“The same thing you’re going to do, s ans beer.”
We go inside to the front desk. They know me here. I’m a regular, like to come here after lifting weights in the gym. Our little electric sauna at home does its job, but their big wood-fired sauna is a special experience. It generates a wonderful soft heat.
I pay our admission, get us towels and a vihta -a bundle of leafcovered birch branches tied together at one end. “My brother-in-law, John, needs the full treatment, a wash and a kuppaus ,” I say. “Is there somebody still here to give it to him?”
The cashier is a friendly young guy. “Ellu was about to go home,” he says. “John looks like he should go home, too.”
“That’s the point, I don’t want him there yet. Tell her I’ll tip her an extra fifty if she stays.”
He checks it out, Ellu agrees. We go to a room that looks like a little operating theater. I tell John to take his clothes off. He protests. I stare at him. He peels down to his underwear and stops. I keep staring. He takes off his briefs and stands there embarrassed and naked. Ellu waits, impatient. I tell him to lie down on the table. He does it. Ellu proceeds to give him a good scrubbing while I watch. Usually, kuppaus is done after spending some time in sauna, because the raised body temperature enhances bleeding. But I figure what the hell, John can bleed slow.
After a few minutes, John relaxes. “Thanks Kari,” he says, “this is nice.”
Ellu finishes washing him and starts taking out the plastic bubbles used for sucking blood in kuppaus. “You sure about this?” she asks me.
I answer, “I’ve never been more certain of anything in my life.”
She brings over to the table the clear suction bottles with short hypodermic needles extending from them.
John gets suspicious. “What are those? They look like they hurt.”
“It’s an old Finnish folk remedy,” I say. “It gets the poisons out of your system.”
“I don’t want it.” He starts to sit up.
I shove him back down. “Sure you do. Don’t be a *.”
He understands I won’t take no for an answer. Ellu attaches the first bottle to his back. He grunts, but doesn’t complain. Ellu attaches six bubbles. John looks over his shoulder and watches them fill with blood. “It doesn’t hurt much,” he says, “but what the hell is the point.”

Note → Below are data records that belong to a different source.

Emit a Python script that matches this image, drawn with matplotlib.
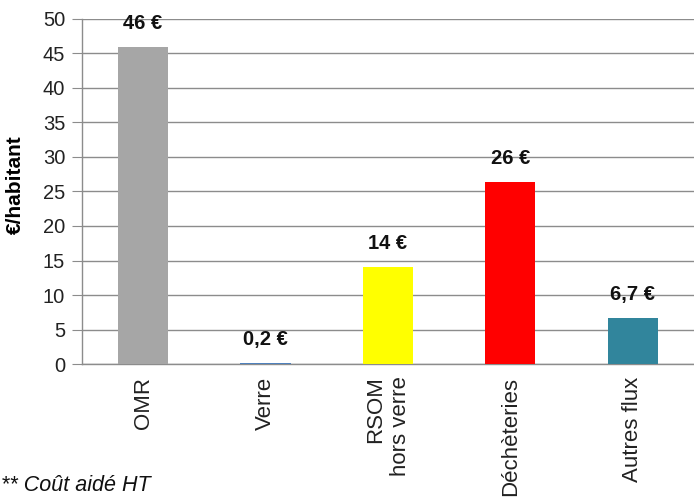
import matplotlib.pyplot as plt
import numpy as np

plt.rcParams['font.family'] = ['Liberation Sans', 'DejaVu Sans']

# Données
categories = ['OMR', 'Verre', 'RSOM\nhors verre', 'Déchèteries', 'Autres flux']
values = [45.9, 0.2, 14.1, 26.4, 6.7]
labels = ['46 €', '0,2 €', '14 €', '26 €', '6,7 €']
colors = ['#A6A6A6', '#4F81BD', '#FFFF00', '#FF0000', '#31859C']

fig = plt.figure(figsize=(6.94, 4.99), dpi=100)
ax = fig.add_axes([0.118, 0.2705, 0.882, 0.6915])

x = np.arange(len(categories))
bars = ax.bar(x, values, width=0.41, color=colors, zorder=3)

# Étiquettes des valeurs
for xi, v, lab in zip(x, values, labels):
    ax.annotate(lab, (xi, v), xytext=(0, 17), textcoords='offset points',
                ha='center', va='center', fontsize=14.5, fontweight='bold',
                color='#111111')

ax.set_xlim(-0.5, len(categories) - 0.5)
ax.set_ylim(0, 50)
ax.set_yticks(np.arange(0, 51, 5))
ax.yaxis.grid(True, color='#8C8C8C', linewidth=1.0, zorder=0)
ax.set_axisbelow(True)

for s in ['top', 'right']:
    ax.spines[s].set_visible(False)
for s in ['left', 'bottom']:
    ax.spines[s].set_color('#8C8C8C')
    ax.spines[s].set_linewidth(1.0)

ax.tick_params(axis='y', length=7, color='#8C8C8C', labelsize=14.5,
               labelcolor='#222222', pad=5)
ax.set_xticks(x)
ax.set_xticklabels(categories, rotation=90, fontsize=16, color='#222222',
                   multialignment='right')
ax.tick_params(axis='x', length=0, pad=9)

ax.set_ylabel('€/habitant', fontsize=15, fontweight='bold')
ax.yaxis.set_label_coords(-0.093, 0.52)

fig.text(0.002, 0.028, '** Coût aidé HT', fontsize=15.5, style='italic',
         color='#111111', va='center', ha='left')

fig.savefig('out.png', dpi=100)
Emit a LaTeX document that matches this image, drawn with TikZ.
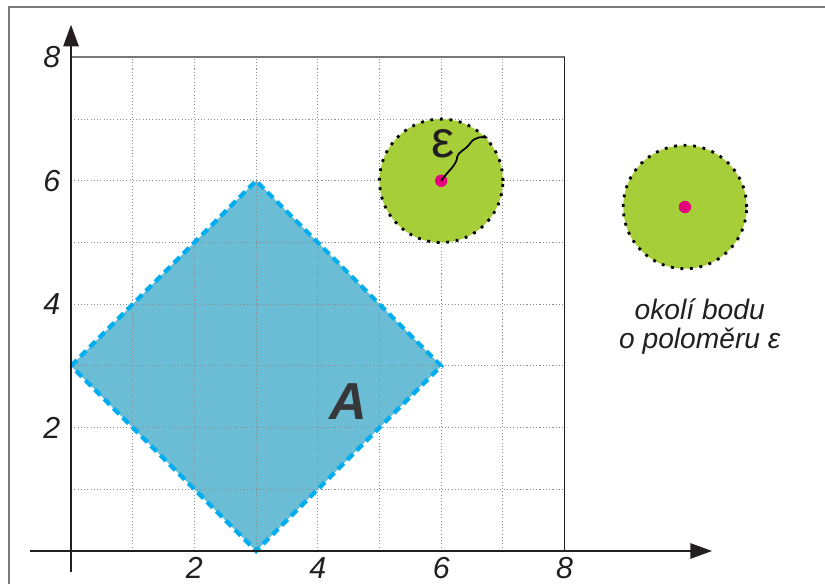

“They’re like plastic leeches,” I say. “Now you can tell your buddies that you’re a true-blue Finn and got your blood sucked.”
He manages a laugh. “Most of their stories are about getting their dicks sucked. I think this story is better.”
I thought John would piss and moan. He’s impressed me, if only slightly. I get undressed in the locker room. We rinse off in the shower room and I take him into the sauna. It’s a Tuesday, so the crowd is small, maybe fifteen men. On weekends, the place gets packed and rowdy. Friends come here to drink and sweat together.
The iron stove is massive. Logs heat it. The sauna is hotter or cooler, depending on where you sit in relation to the stove. John and I take a spot almost behind it, on the third and top seating tier. John has sobered up somewhat, his humiliation from Roskapankki faded, his courage bolstered by a successful engagement with kuppaus.
“This feels great,” he says. “You know Kari, I had my doubts about you, but you’re all right.”
“Wow,” I say. “Thanks. I was worried you didn’t like me.”
I wet the vihta and start smacking my back with it. It occurs to me that I’m employing much the same motion that Iisa Filippov’s murderer used while torturing her with a riding crop.
“What’s that for?” John asks.
“Being hit with the branches makes you sweat more, and the birch leaves are curatives, help get the toxins out of you.”
“Finns must be chock-full of poisons,” he says. “You go to a lot of work to get them out of you.”
“Believe me,” I say, “we are. Try it. I’ll help you, teach you the technique.”